How BI's data module is different from normal SQL and How I re-design the former developer's data module

How BI's data module is different from normal SQL and How I re-design the former developer's data module

In June I received a user requirement which was to basically replicate the brand sales manager’s PPT that was presented to the board. It is dedicated to replicating the sales PPT in the Group Commercial App which has already got most of the data. The fundamental of the Group Commercial App is mainly to have the data of actual sales, budget, forecast based on week. It also includes historical and future data.

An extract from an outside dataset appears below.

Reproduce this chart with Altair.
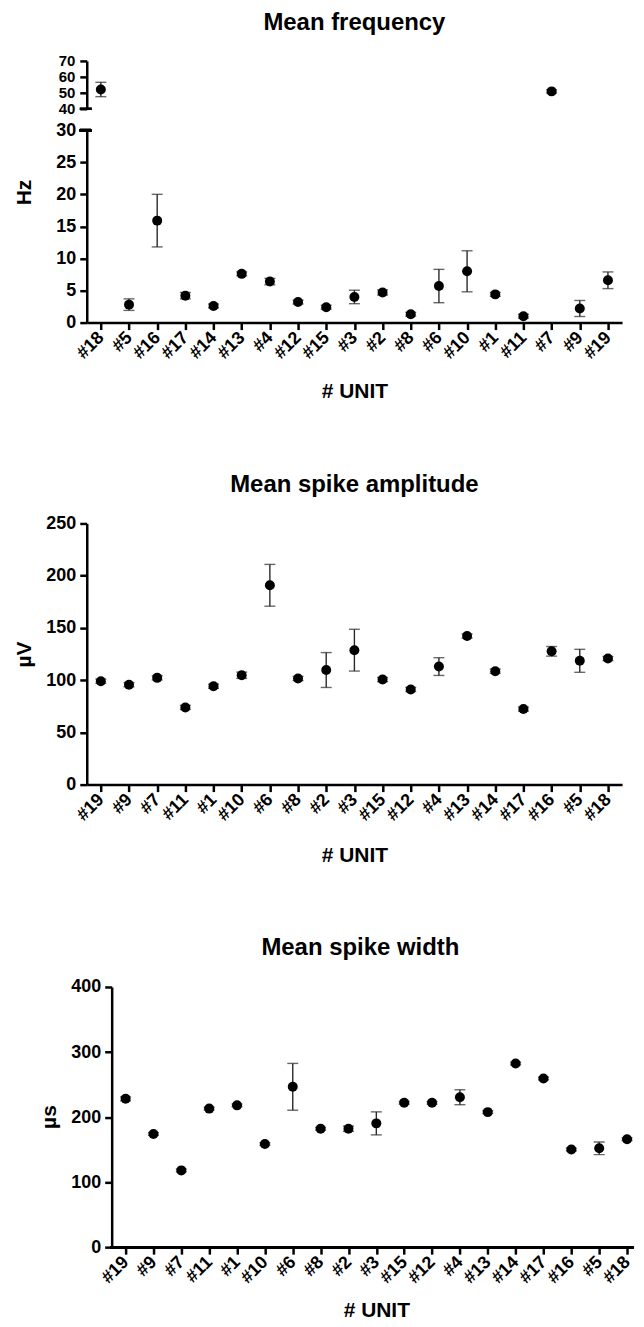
import altair as alt
import pandas as pd

FONT = "Liberation Sans"

# ---- data ----
units_freq = ["#18", "#5", "#16", "#17", "#14", "#13", "#4", "#12", "#15", "#3",
              "#2", "#8", "#6", "#10", "#1", "#11", "#7", "#9", "#19"]
freq_mean = [52.1, 2.8, 15.9, 4.2, 2.6, 7.6, 6.4, 3.2, 2.4, 4.0,
             4.7, 1.3, 5.7, 8.0, 4.4, 1.0, 50.9, 2.2, 6.6]
freq_err = [4.5, 0.9, 4.1, 0.5, 0.3, 0.3, 0.5, 0.3, 0.3, 1.05,
            0.4, 0.3, 2.6, 3.2, 0.3, 0.3, 1.0, 1.25, 1.3]

units_amp = ["#19", "#9", "#7", "#11", "#1", "#10", "#6", "#8", "#2", "#3",
             "#15", "#12", "#4", "#13", "#14", "#17", "#16", "#5", "#18"]
amp_mean = [99.0, 95.6, 102.2, 73.9, 94.2, 104.7, 190.8, 101.6, 109.7, 128.7,
            100.6, 91.1, 113.0, 142.2, 108.6, 72.3, 127.6, 118.5, 120.7]
amp_err = [2, 2, 2, 2, 2, 3, 20, 2, 16.7, 20,
           2, 2, 8.5, 2, 2, 2, 4.6, 11, 2]

units_width = units_amp
width_mean = [228, 174, 118, 213, 218, 158.5, 246.5, 182, 182, 190.3,
              222, 222, 230.5, 207.6, 282.3, 259.3, 150, 152, 166]
width_err = [3, 2, 2, 2, 2, 2, 36, 2, 4, 17.7,
             2, 2, 11.5, 2, 2, 2, 2, 9.7, 2]

ticks_freq_top = [40, 50, 60, 70]
ticks_freq_bot = [0, 5, 10, 15, 20, 25, 30]
ticks_amp = [0, 50, 100, 150, 200, 250]
ticks_width = [0, 100, 200, 300, 400]


def make_df(units, mean, err):
    return pd.DataFrame({
        "unit": units,
        "mean": mean,
        "lo": [m - e for m, e in zip(mean, err)],
        "hi": [m + e for m, e in zip(mean, err)],
    })


ERR_COLOR = "#2a2a2a"


def panel(df, units, ydomain, yticks, height, width, ytitle=None, yaxis_extra=None,
          xaxis=True, xrange=None, title=None, break_at=None, xtitle_pad=19,
          own_xdomain=None):
    xs = dict(type="point", padding=0.5, domain=units)
    if xrange is not None:
        xs["range"] = xrange
    xscale = alt.Scale(**xs)
    if xaxis:
        xax = alt.Axis(title="# UNIT", labelAngle=-45, labelAlign="right",
                       labelBaseline="middle", labelPadding=5,
                       titlePadding=xtitle_pad, domain=own_xdomain is None)
    else:
        xax = None
    yargs = dict(values=yticks, title=ytitle, labelOverlap=False, labelFlush=False)
    if yaxis_extra:
        yargs.update(yaxis_extra)
    yax = alt.Axis(**yargs)
    yscale = alt.Scale(domain=ydomain, nice=False, zero=False)

    def X():
        return alt.X("unit:N", sort=units, scale=xscale, axis=xax)

    def Y(f):
        return alt.Y(f"{f}:Q", scale=yscale, axis=yax)

    base = alt.Chart(df)
    rule = base.mark_rule(color=ERR_COLOR, strokeWidth=1.4).encode(x=X(), y=Y("lo"), y2="hi:Q")
    cap_hi = base.mark_tick(color=ERR_COLOR, thickness=1.4, size=11).encode(x=X(), y=Y("hi"))
    cap_lo = base.mark_tick(color=ERR_COLOR, thickness=1.4, size=11).encode(x=X(), y=Y("lo"))
    pts = base.mark_circle(size=100, color="black", opacity=1).encode(x=X(), y=Y("mean"))
    layers = [rule, cap_hi, cap_lo, pts]
    if break_at is not None:
        brk = alt.Chart(df).mark_rule(color="black", strokeWidth=2.5).encode(
            x=alt.value(-7), x2=alt.value(5),
            y=alt.YDatum(break_at, scale=yscale, axis=yax)
        )
        layers.append(brk)
    if own_xdomain is not None:
        # x-axis baseline drawn as a rule so that it stops at the page edge
        dom = alt.Chart(df).mark_rule(color="black", strokeWidth=2.5).encode(
            x=alt.value(own_xdomain[0]), x2=alt.value(own_xdomain[1]),
            y=alt.YDatum(ydomain[0], scale=yscale, axis=yax)
        )
        layers.append(dom)
    ch = alt.layer(*layers).properties(width=width, height=height)
    if title:
        ch = ch.properties(title=title)
    return ch


df_freq = make_df(units_freq, freq_mean, freq_err)
df_top = df_freq[df_freq["mean"] >= 35]
df_bot = df_freq[df_freq["mean"] < 35]

W = 537
YT = dict(titleBaseline="middle", titleAlign="center", titleAngle=-90)

p1_top = panel(df_top, units_freq, [40, 70], ticks_freq_top, 48, W,
               xaxis=False, title=alt.TitleParams("Mean frequency", offset=19.5),
               break_at=40, yaxis_extra=dict(labelFontSize=15, labelPadding=5))
p1_bot = panel(df_bot, units_freq, [0, 30], ticks_freq_bot, 193, W,
               ytitle="Hz", yaxis_extra=dict(titleX=-62, titleY=62, **YT), break_at=30)
p1 = alt.vconcat(p1_top, p1_bot, spacing=4.5)

p2 = panel(make_df(units_amp, amp_mean, amp_err), units_amp, [0, 250],
           ticks_amp, 262, W, ytitle="µV",
           yaxis_extra=dict(titleX=-62, titleY=131, **YT), xtitle_pad=21,
           title="Mean spike amplitude")

SHIFT = 25
W3 = 549
p3 = panel(make_df(units_width, width_mean, width_err), units_width, [0, 400],
           ticks_width, 261, W3, ytitle="µs",
           yaxis_extra=dict(offset=-SHIFT, titleX=-62, titleY=130, **YT),
           xrange=[SHIFT, SHIFT + W - 6], xtitle_pad=13,
           own_xdomain=(SHIFT - 1, W3),
           title="Mean spike width")

chart = alt.vconcat(p1, p2, p3, spacing=70).properties(
    padding={"left": 6, "top": 0, "right": 0, "bottom": 0}
).configure_view(stroke=None).configure_axis(
    labelFont=FONT, labelFontSize=18, labelFontWeight="bold", labelColor="black",
    titleFont=FONT, titleFontSize=21, titleFontWeight="bold", titleColor="black",
    domainColor="black", domainWidth=2.5, tickColor="black", tickWidth=2.5,
    tickSize=7, grid=False, labelPadding=4
).configure_title(
    font=FONT, fontSize=24, fontWeight="bold", color="black", anchor="middle", offset=18
)

chart.save("out.html", embed_options={"renderer": "svg", "actions": False})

The Group Commercial App was created by someone else and it is now solely under my maintenance. When I opened the Table Viewer to view the data module, I was surprised that it has multiple starts schema in the data module. It was interesting to see the former developer was good at SQL design, but they didn’t fully understand how the Qlik BI’s data module works.

The fundamental most of the modern BI tools are designed to provide in-memory calculation/display of the self-server interactive dashboard to users. The in-memory calculation somehow provides a solution to different user requirements if a user wants to see the data aggregation that is grouped by different granularity levels, E.g. the user wants to see the actual sales by week, or to see the future forecast by quarter. These all can be done by non-technical user self-serve by clicking a few buttons rather than re-coding select group by where clause.

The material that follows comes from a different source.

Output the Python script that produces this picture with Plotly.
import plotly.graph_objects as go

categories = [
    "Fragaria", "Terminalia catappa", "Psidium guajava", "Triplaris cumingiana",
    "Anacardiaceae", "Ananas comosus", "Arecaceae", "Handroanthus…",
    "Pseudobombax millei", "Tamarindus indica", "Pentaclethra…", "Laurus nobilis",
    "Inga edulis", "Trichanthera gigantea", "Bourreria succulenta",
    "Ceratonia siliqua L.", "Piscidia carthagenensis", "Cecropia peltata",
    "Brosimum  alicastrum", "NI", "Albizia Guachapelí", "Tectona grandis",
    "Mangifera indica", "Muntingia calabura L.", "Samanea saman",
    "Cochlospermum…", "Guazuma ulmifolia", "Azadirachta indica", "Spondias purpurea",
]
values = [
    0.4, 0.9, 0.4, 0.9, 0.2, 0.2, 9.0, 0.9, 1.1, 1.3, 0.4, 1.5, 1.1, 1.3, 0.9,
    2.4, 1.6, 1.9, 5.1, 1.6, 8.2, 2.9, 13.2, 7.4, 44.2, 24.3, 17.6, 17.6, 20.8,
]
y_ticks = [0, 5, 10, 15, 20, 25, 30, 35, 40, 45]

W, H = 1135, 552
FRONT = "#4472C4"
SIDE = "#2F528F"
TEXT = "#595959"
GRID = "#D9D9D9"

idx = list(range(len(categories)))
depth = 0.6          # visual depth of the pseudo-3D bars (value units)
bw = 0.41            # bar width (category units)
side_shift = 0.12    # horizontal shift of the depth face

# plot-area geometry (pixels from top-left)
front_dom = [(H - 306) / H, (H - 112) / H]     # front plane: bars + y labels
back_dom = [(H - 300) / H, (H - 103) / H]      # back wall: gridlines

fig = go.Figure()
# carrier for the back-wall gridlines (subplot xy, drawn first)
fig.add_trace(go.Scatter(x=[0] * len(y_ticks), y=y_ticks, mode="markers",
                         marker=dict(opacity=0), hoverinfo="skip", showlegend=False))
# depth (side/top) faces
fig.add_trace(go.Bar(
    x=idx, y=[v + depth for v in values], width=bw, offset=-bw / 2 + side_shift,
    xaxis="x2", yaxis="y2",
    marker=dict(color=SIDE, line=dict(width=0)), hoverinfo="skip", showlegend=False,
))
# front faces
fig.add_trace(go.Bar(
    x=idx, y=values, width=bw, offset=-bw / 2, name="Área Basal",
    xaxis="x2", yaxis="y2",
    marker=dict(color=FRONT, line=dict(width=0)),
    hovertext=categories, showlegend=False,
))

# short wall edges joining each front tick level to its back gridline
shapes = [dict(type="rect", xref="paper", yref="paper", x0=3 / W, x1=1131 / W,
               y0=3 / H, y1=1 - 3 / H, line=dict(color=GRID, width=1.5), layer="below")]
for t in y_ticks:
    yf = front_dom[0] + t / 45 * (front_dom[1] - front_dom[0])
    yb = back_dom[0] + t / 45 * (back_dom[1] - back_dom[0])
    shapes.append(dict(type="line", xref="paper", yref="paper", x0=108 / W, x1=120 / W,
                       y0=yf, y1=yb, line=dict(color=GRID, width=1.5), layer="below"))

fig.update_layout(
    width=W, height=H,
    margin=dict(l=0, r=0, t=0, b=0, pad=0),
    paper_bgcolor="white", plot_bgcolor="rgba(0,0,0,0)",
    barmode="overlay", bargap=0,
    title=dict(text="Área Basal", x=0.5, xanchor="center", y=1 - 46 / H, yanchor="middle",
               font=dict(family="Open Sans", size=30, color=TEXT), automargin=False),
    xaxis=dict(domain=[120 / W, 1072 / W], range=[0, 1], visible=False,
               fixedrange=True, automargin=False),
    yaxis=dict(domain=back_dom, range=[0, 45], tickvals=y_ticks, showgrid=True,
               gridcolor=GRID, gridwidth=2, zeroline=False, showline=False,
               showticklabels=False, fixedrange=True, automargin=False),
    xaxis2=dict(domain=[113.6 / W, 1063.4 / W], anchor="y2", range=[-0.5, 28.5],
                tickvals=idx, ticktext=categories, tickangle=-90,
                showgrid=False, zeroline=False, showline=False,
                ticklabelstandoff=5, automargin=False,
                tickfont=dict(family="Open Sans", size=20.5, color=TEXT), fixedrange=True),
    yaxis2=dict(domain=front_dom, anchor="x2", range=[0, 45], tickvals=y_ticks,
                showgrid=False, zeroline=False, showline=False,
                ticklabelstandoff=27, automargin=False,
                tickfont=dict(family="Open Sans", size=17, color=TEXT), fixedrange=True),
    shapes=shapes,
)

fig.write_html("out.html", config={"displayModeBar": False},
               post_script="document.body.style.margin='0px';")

I can see that the script of the initial design (the SNAP table and surrounding linked tables) was good and a normal start schema. Then when more user requirements were raised, the former subsequent developer just added more and more start schemas (SNAP4 table, SNAP5_FINAL table, DATA4 table with weeks, quarter in each table), i.e. more and more group by where clause.



If my current user requirement is just a tiny tweak to the app, I would just follow the same principle as it is to save time and effort. I.e. to avoid doing regression testing. However, this time the user requirement is not tiny, and it is aimed at being scalable and expandable. I have to decide to re-design the data module.

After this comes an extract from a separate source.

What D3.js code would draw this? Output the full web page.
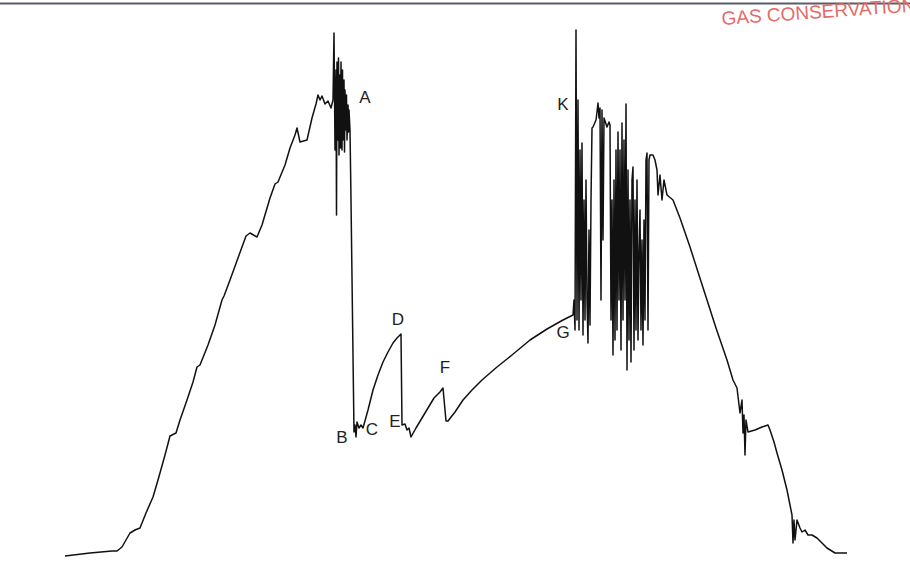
<!DOCTYPE html>
<html>
<head>
<meta charset="utf-8">
<script src="https://cdn.jsdelivr.net/npm/d3@7"></script>
<style>
  body { margin: 0; background: #fff; }
  svg { display: block; }
</style>
</head>
<body>
<div id="chart"></div>
<script>
// Size of the page and plot area
const width = 910;
const height = 562;
const margin = { left: 60, right: 50, top: 36, bottom: 6 };

// Pressure trace: [time, pressure] in chart units
const riseTrace = [
  [5, 0], [30, 3], [52, 5], [57, 5], [62, 9], [70, 23], [75, 26], [80, 28],
  [86, 43], [93, 59], [98, 76], [105, 101], [110, 120], [116, 123], [120, 136],
  [127, 156], [133, 174], [137, 189], [140, 191], [148, 211], [155, 231],
  [162, 256], [164, 260], [170, 276], [178, 298], [186, 320], [190, 323],
  [197, 319], [202, 331], [210, 358], [215, 372], [218, 374], [225, 391],
  [230, 408], [235, 421], [237, 428], [240, 414], [247, 416], [252, 438],
  [256, 452], [258, 461], [260, 456], [262, 460], [265, 452], [268, 455],
  [271, 448]
];

// noisy stretch around A
const burstA = [
  [273, 456], [274, 523], [275, 406], [276, 486], [276.5, 341], [277, 494],
  [278, 416], [278.5, 498], [279, 401], [280, 481], [280.5, 408], [281, 494],
  [282, 406], [282.5, 486], [283, 416], [284, 476], [284.5, 404], [285, 466],
  [286, 426], [286.5, 461], [287, 416], [288, 451], [288.5, 424], [289, 446],
  [290, 426]
];

// drop to B, then the C-D, E-F and F-G build-ups
const buildUp = [
  [291, 356], [294, 124], [295, 131], [296, 119], [297, 134], [299, 128],
  [301, 131], [303, 128], [308, 146], [313, 166], [318, 181], [323, 194],
  [328, 204], [333, 213], [337, 218], [341, 222], [342, 131], [345, 132],
  [347, 126], [349, 128], [351, 119], [356, 128], [362, 138], [368, 148],
  [374, 158], [380, 164], [383, 168], [386, 135], [388, 135], [395, 144],
  [403, 156], [412, 166], [422, 176], [437, 189], [452, 201], [470, 216],
  [487, 227], [503, 236], [513, 241]
];

// noisy stretch from G / K
const burstK = [
  [514, 256], [515, 226], [516, 526], [517, 236], [518, 456], [519, 226],
  [520, 406], [521, 256], [522, 413], [523, 221], [524, 356], [525, 236],
  [526, 376], [527, 256], [528, 213], [529, 326], [530, 231], [531, 356],
  [532, 428], [533, 429], [536, 436], [537, 444], [538, 453], [539, 438],
  [540, 448], [541, 256], [542, 446], [543, 316], [544, 438], [547, 429],
  [549, 434], [550, 431], [551, 236], [552, 356], [553, 201], [554, 376],
  [555, 216], [556, 406], [557, 226], [558, 424], [559, 256], [560, 406],
  [561, 206], [562, 433], [563, 236], [564, 416], [565, 256], [566, 452],
  [567, 186], [568, 386], [569, 216], [570, 356], [571, 194], [572, 376],
  [573, 389], [574, 206], [575, 356], [576, 226], [577, 376], [578, 216],
  [579, 306], [580, 346], [581, 226], [582, 316], [583, 211], [584, 336],
  [585, 236], [586, 396], [587, 403], [588, 226], [589, 396], [590, 401],
  [593, 401], [595, 396]
];

// falling side
const fallTrace = [
  [597, 386], [598, 361], [600, 381], [602, 356], [604, 376], [607, 361],
  [613, 356], [620, 338], [630, 309], [638, 284], [647, 256], [656, 228],
  [667, 196], [673, 176], [677, 168], [680, 143], [682, 156], [683, 123],
  [684, 141], [685, 101], [686, 136], [688, 124], [695, 126], [702, 129],
  [708, 131], [710, 126], [714, 114], [717, 103], [722, 86], [727, 66],
  [730, 51], [732, 41], [733, 13], [734, 36], [735, 16], [737, 36],
  [740, 28], [742, 24], [745, 26], [748, 21], [752, 21], [757, 18],
  [762, 13], [767, 8], [775, 3], [787, 3]
];

// point labels and where they sit
const labelNames = ["A", "B", "C", "D", "E", "F", "G", "K"];
const labelTimes = [305, 282, 312, 338, 335, 385, 503, 503];
const labelPressures = [453, 113, 121, 231, 129, 183, 218, 446];

const trace = [].concat(riseTrace, burstA, buildUp, burstK, fallTrace);

const svg = d3.select("#chart")
  .append("svg")
  .attr("width", width)
  .attr("height", height);

const xScale = d3.scaleLinear()
  .domain([0, 800])
  .range([margin.left, width - margin.right]);

const yScale = d3.scaleLinear()
  .domain([0, 520])
  .range([height - margin.bottom, margin.top]);

// scan border at the top
svg.append("line")
  .attr("x1", 0)
  .attr("x2", width)
  .attr("y1", 3.5)
  .attr("y2", 3.5)
  .attr("stroke", "#5a5d66")
  .attr("stroke-width", 2);

// stamp in the corner, runs off the page like on the scan
svg.append("text")
  .attr("transform", "translate(722,25) rotate(-4)")
  .attr("font-family", "Liberation Sans, Arial, sans-serif")
  .attr("font-size", 19)
  .attr("fill", "#e46a6a")
  .text("GAS CONSERVATION");

const line = d3.line()
  .x(d => xScale(d[0]))
  .y(d => yScale(d[1]));

svg.append("path")
  .datum(trace)
  .attr("d", line)
  .attr("fill", "none")
  .attr("stroke", "#111")
  .attr("stroke-width", 1.5)
  .attr("stroke-linejoin", "round");

svg.selectAll(".pt-label")
  .data(labelNames)
  .enter()
  .append("text")
  .attr("class", "pt-label")
  .attr("x", (d, i) => xScale(labelTimes[i]))
  .attr("y", (d, i) => yScale(labelPressures[i]))
  .attr("text-anchor", "middle")
  .attr("font-family", "Liberation Sans, Arial, sans-serif")
  .attr("font-size", 17)
  .attr("fill", "#222")
  .text(d => d);
</script>
</body>
</html>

In BI, unless it is for a large volume of data, there is no need to pre-group by the transactional data by week or quarter. Because by connecting the fact/transactional data to dimensional data (calendar table), the calendar table can do the group by (week, month, quarter, year) job for you.

If it is for a large volume of data, then yes it is very necessary to group by the fact/transactional data in advance by the targeted dimensional data (i.e. week). This will save plenty of reload time and app opening time. Of course by doing so, this will lose part of the detailed data granularity (i.e. transactional data group by week, you will lose the data of every date). If we want to show very detailed granularity of data like daily for large volumes of data. We may have to shorten the length/time period of the daily data we want to store and display as data segregation.

So it depends on the specific target requirement. Here I re-design the data module. The source data is based on week and year, item_code (SKU), group_customer_code (for telling which internal site and external customer). The DATA table is the fact-transactional table, the rest are the dimensional tables. The RJ_BRAND table is the new table I added, this table helps link the combinations of SKU, internal site and external customer that belong to the Brand Manager RJ, we can then easily filter out RJ’s transactional data. Because RJ’s table has item_code (SKU), group_customer_code, so it can’t just append to PRODUCT table or CUSTOMER table without combining those two tables. In summary, the new design is scalable, if we have more Brand Managers’ data to add to, we can just follow the same principle of creating the RJ_BRAND table. This won’t significantly increase the burden and structure of the existing app.



The new design also has improved the reload very well, even though the size increased from 13.5MB to 19.2MB, the reload time dropped from nearly 5 minutes to just 20 seconds.